Ilai: Sounds like a bug to me. We still have some additional work to do in our DWF support. I would also suggest trying to open it in Autodesk 360.
Scott: When will the polyline tool in AutoCAD WS mobile ‘do what it says on the tin’ in the sense that the icon suggests you can draw an arc in place within the command, but in fact you can only draw a series of attached straight lines.
Ilai: This is a great example of one of the things you can expect this year. We listen very closely to what our users request and are working to respond as quickly as possible.
Scott: I have to say I love the new Design Feed feature. The 360 team really needs to get some of that into their mobile app and the browser-based UI as well. Will you guys cough up the code for them?
Ilai: First of all, thank you. We believe that the Design Feed is going to change the way that people collaborate on designs. We're already seeing some really interesting ways our customers are using this powerful tool in unique ways, and how it’s improving their overall collaboration experience. All comments made in Autodesk 360 and AutoCAD WS are actually synced so the gaps are not as wide as you might think. I believe that in the next few months you'll see significant improvements in the Design Feed and in Autodesk 360 in general.

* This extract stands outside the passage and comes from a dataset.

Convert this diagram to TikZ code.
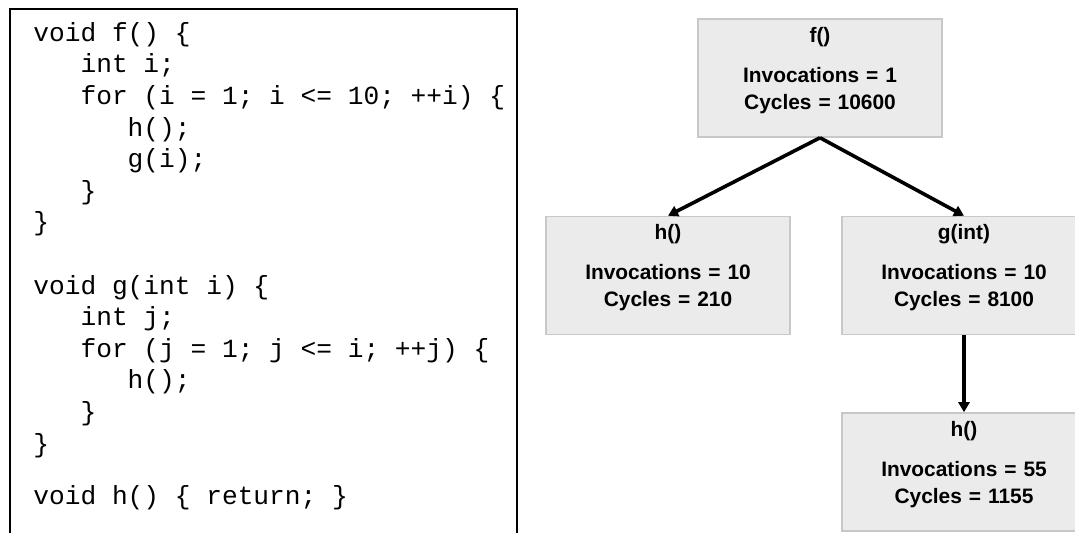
\documentclass[tikz,border=0pt]{standalone}
\usepackage{fontspec}
\setmainfont{Liberation Sans}
\setmonofont{Liberation Mono}
\usepackage{tikz}
\usetikzlibrary{arrows.meta,positioning}

\definecolor{boxgray}{RGB}{235,235,235}
\definecolor{edgegray}{RGB}{200,200,200}
\newcommand{\cind}{\phantom{xxx}}

\begin{document}
\begin{tikzpicture}[
    x=0.5pt, y=-0.5pt,
    callbox/.style={rectangle, draw=edgegray, fill=boxgray, line width=0.75pt, text width=122pt, inner xsep=0pt, inner ysep=0pt, align=center, text height=11.75pt, text depth=47.25pt, font=\fontsize{10.45}{13.5}\selectfont\bfseries},
    call/.style={-{Triangle[length=5pt, width=5.5pt]}, line width=1.8pt},
    code/.style={align=left, inner sep=0pt, font=\fontsize{13.1}{15.8}\selectfont\ttfamily},
]
    \useasboundingbox (0,0) rectangle (1075,533);
    \clip (0,0) rectangle (1075,533);

    % source listing
    \draw[line width=1.35pt] (10,540) |- (517,9) -- (517,540);
    \node[code, anchor=north west] (src) at (33,22) {void f() \{\\
        \cind int i;\\
        \cind for (i = 1; i <= 10; ++i) \{\\
        \cind\cind h();\\
        \cind\cind g(i);\\
        \cind \}\\
        \}\\[15.8pt]
        void g(int i) \{\\
        \cind int j;\\
        \cind for (j = 1; j <= i; ++j) \{\\
        \cind\cind h();\\
        \cind \}\\
        \}\\[10.2pt]
        void h() \{ return; \}};

    % call graph
    \node[callbox] (f) at (820,78) {f()\\[6.5pt]Invocations = 1\\Cycles = 10600};
    \node[callbox, below=39pt of f, xshift=-76pt] (hf) {h()\\[6.5pt]Invocations = 10\\Cycles = 210};
    \node[callbox, below=39pt of f, xshift=72pt] (g) {g(int)\\[6.5pt]Invocations = 10\\Cycles = 8100};
    \node[callbox, below=38.5pt of g] (hg) {h()\\[6.5pt]Invocations = 55\\Cycles = 1155};

    \draw[call] (f.south) -- (hf.north);
    \draw[call] (f.south) -- (g.north);
    \draw[call] (g.south) -- (hg.north);
\end{tikzpicture}
\end{document}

(As a Vault Professional user one of my issues with all this yummy cloud-based social awesomeness is the lack of a closed-loop process to pull comments and reviews from the cloud back inside the firewall to be Vaulted. As a CAD/Design Manager I want control over this stuff.)
Scott: When will you be able to support the Design Feed within the Desktop version of AutoCAD? And since it would be a grand way of managing the review process of drawings, will there ever be a way of archiving or passing that information and status of the comments to Autodesk Vault?
Ilai: Great question. I agree that adding the Design Feed in the AutoCAD desktop would be extremely powerful. Passing the Design Feed information to Autodesk Vault is something that we're looking into. At the moment all the comments (whether they are open or resolved/archived) are synced between AutoCAD WS and Autodesk 360 so some of that solution already exists.
Scott: What’s the most impressive thing you have ever done with AutoCAD WS?
Ilai: Back when we started with AutoCAD WS, we targeted small use cases that our product could support. Today we see groups of 30+ people working for a single organization, sitting in different parts of the world, all collaborating on a single drawing at the same time.
It’s very cool to see this, and wildly exceeds what we were originally looking to accomplish with this app. Another interesting story that stands out is a college professor who contacted us and told us that he now requests all of his students to submit their homework through AutoCAD WS and he reviews them using his iPad on his couch at home. What a great use case!
(I don't know about everyone else, but I've been wondering this for a while and now I have the opportunity to get the answer from the horse's mouth.)
Scott: What does WS stand for?
Ilai: Well, that's an interesting question and the truth is that there is more than one correct answer here. The most common interpretation is Web Service but you can also look at it as White Sheet, Work Space and more. You're welcome to add your own interpretation here as well.
(How about "Wicked Stuff"? I know what the answer is going to be for the following question, but I have to ask.)
Scott: When do you anticipate supporting Windows Phone 7.5 or 8?
Ilai: That is one of the most frequent questions we're getting from users. Just like everyone else, I'm curious to see how the Windows 8 mobile devices will be adopted. Our current offering of mobile apps is limited to iOS and Android, but we are actively investigating opportunities to broaden offerings to include Windows 8 mobile versions.
Scott: It’s very impressive how far WS has come in the last two years. Do you think you will be able to achieve as much as you have already in the next two years?
Ilai: Although we've passed the 10M downloads milestone, I believe that we have only begun to scratch the surface of the potential market and capabilities this app can unlock. The cloud, the web, and the mobile worlds keep growing and adding more and more opportunities. Identifying those opportunities and providing valuable, cost-efficient solutions to customers based on those technologies is what we'll continue doing in the future. Two years ago, people were dreaming of opening a drawing using their mobile device. Today we know that this is only the first step and there are some really exciting possibilities ahead of us.
Scott: Are there any plans to start charging for the use of AutoCAD WS? Or at least for premium versions?
Ilai: While I can’t answer that question, what I can say is that if we were to deliver a premium version of AutoCAD WS, we’ll make sure it’s well worth paying for .
(For those of you who follow me on Twitter you know I'm an F1 fan and have more than likely had their twitter feeds flooded with healthy streams of arguments about Formula One and NASCAR. Since this was my first time interviewing someone, I thought I would end this interview with a rhetorical question.)
Scott: Formula One or NASCAR?
Ilai: I'm more of the basketball kind of guy; I'll leave that one to the readers and tweeters.
(I was really hoping you would settle that one for us, Ilai!)
I'd like to thank Autodesk for allowing this interview to take place and providing the amazing imagery. But most of all, I thank Ilai for taking the time to answer these questions. I think he did a great job of answering them while cleverly skirting around some of the more curly aspects Autodesk would understandably like to avoid.